■ Data extract ■
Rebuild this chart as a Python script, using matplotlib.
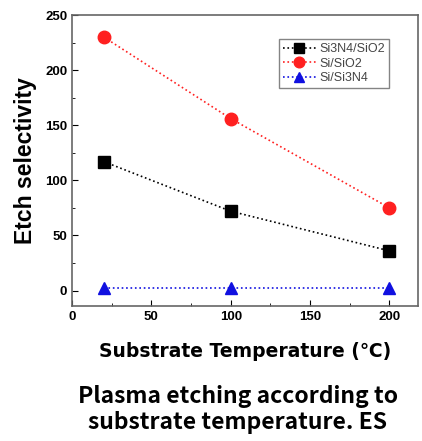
import numpy as np
import matplotlib.pyplot as plt
from matplotlib.ticker import MultipleLocator

temp = [20, 100, 200]
si3n4_sio2 = [117, 72, 36]
si_sio2 = [230, 156, 75]
si_si3n4 = [2, 2, 2]

plt.rcParams['font.family'] = ['Liberation Sans', 'DejaVu Sans']

fig = plt.figure(figsize=(4.22, 4.41), dpi=100)
ax = fig.add_axes([72/422, 1-306/441, (418-72)/422, (306-15)/441])

ax.plot(temp, si3n4_sio2, ':', color='black', marker='s', markersize=8, lw=1.2, label='Si3N4/SiO2')
ax.plot(temp, si_sio2, ':', color='#ff2020', marker='o', markersize=9, lw=1.2, label='Si/SiO2')
ax.plot(temp, si_si3n4, ':', color='#1010e0', marker='^', markersize=9, lw=1.2, label='Si/Si3N4')

ax.set_xlim(0, 218)
ax.set_ylim(-14, 250)
ax.xaxis.set_major_locator(MultipleLocator(50))
ax.yaxis.set_major_locator(MultipleLocator(50))
ax.xaxis.set_minor_locator(MultipleLocator(25))
ax.yaxis.set_minor_locator(MultipleLocator(25))
ax.tick_params(which='both', direction='in', labelsize=9.5)
ax.tick_params(which='major', length=4)
ax.tick_params(which='minor', length=2)
for lab in ax.get_xticklabels() + ax.get_yticklabels():
    lab.set_fontweight('bold')
for s in ax.spines.values():
    s.set_color('#666666')
    s.set_linewidth(1.2)

ax.set_ylabel('Etch selectivity', fontsize=16.5, fontweight='bold', labelpad=6)
ax.set_xlabel('Substrate Temperature (\u2103)', fontsize=13.5, fontweight='bold', labelpad=14,
              family=['DejaVu Sans'])

leg = ax.legend(loc='upper right', bbox_to_anchor=(0.935, 0.94), fontsize=9, frameon=True,
                fancybox=False, edgecolor='#666666', handlelength=2.6, borderpad=0.35,
                labelspacing=0.2, handletextpad=0.3, markerscale=0.85)
for t in leg.get_texts():
    t.set_color('#444444')

fig.text(0.563, 0.10, 'Plasma etching according to', ha='center', va='center',
         fontsize=16.5, fontweight='bold', family=['Noto Sans CJK KR', 'DejaVu Sans'])
fig.text(0.563, 0.043, 'substrate temperature. ES', ha='center', va='center',
         fontsize=16.5, fontweight='bold', family=['Noto Sans CJK KR', 'DejaVu Sans'])

fig.savefig('out.png', dpi=100)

■ Your objective ■
Restate only the lines running from the start of the material above through the line containing "s.set_linewidth(1.2)", ends included. No pictures.

■ Response to the task ■
Rebuild this chart as a Python script, using matplotlib.
import numpy as np
import matplotlib.pyplot as plt
from matplotlib.ticker import MultipleLocator

temp = [20, 100, 200]
si3n4_sio2 = [117, 72, 36]
si_sio2 = [230, 156, 75]
si_si3n4 = [2, 2, 2]

plt.rcParams['font.family'] = ['Liberation Sans', 'DejaVu Sans']

fig = plt.figure(figsize=(4.22, 4.41), dpi=100)
ax = fig.add_axes([72/422, 1-306/441, (418-72)/422, (306-15)/441])

ax.plot(temp, si3n4_sio2, ':', color='black', marker='s', markersize=8, lw=1.2, label='Si3N4/SiO2')
ax.plot(temp, si_sio2, ':', color='#ff2020', marker='o', markersize=9, lw=1.2, label='Si/SiO2')
ax.plot(temp, si_si3n4, ':', color='#1010e0', marker='^', markersize=9, lw=1.2, label='Si/Si3N4')

ax.set_xlim(0, 218)
ax.set_ylim(-14, 250)
ax.xaxis.set_major_locator(MultipleLocator(50))
ax.yaxis.set_major_locator(MultipleLocator(50))
ax.xaxis.set_minor_locator(MultipleLocator(25))
ax.yaxis.set_minor_locator(MultipleLocator(25))
ax.tick_params(which='both', direction='in', labelsize=9.5)
ax.tick_params(which='major', length=4)
ax.tick_params(which='minor', length=2)
for lab in ax.get_xticklabels() + ax.get_yticklabels():
    lab.set_fontweight('bold')
for s in ax.spines.values():
    s.set_color('#666666')
    s.set_linewidth(1.2)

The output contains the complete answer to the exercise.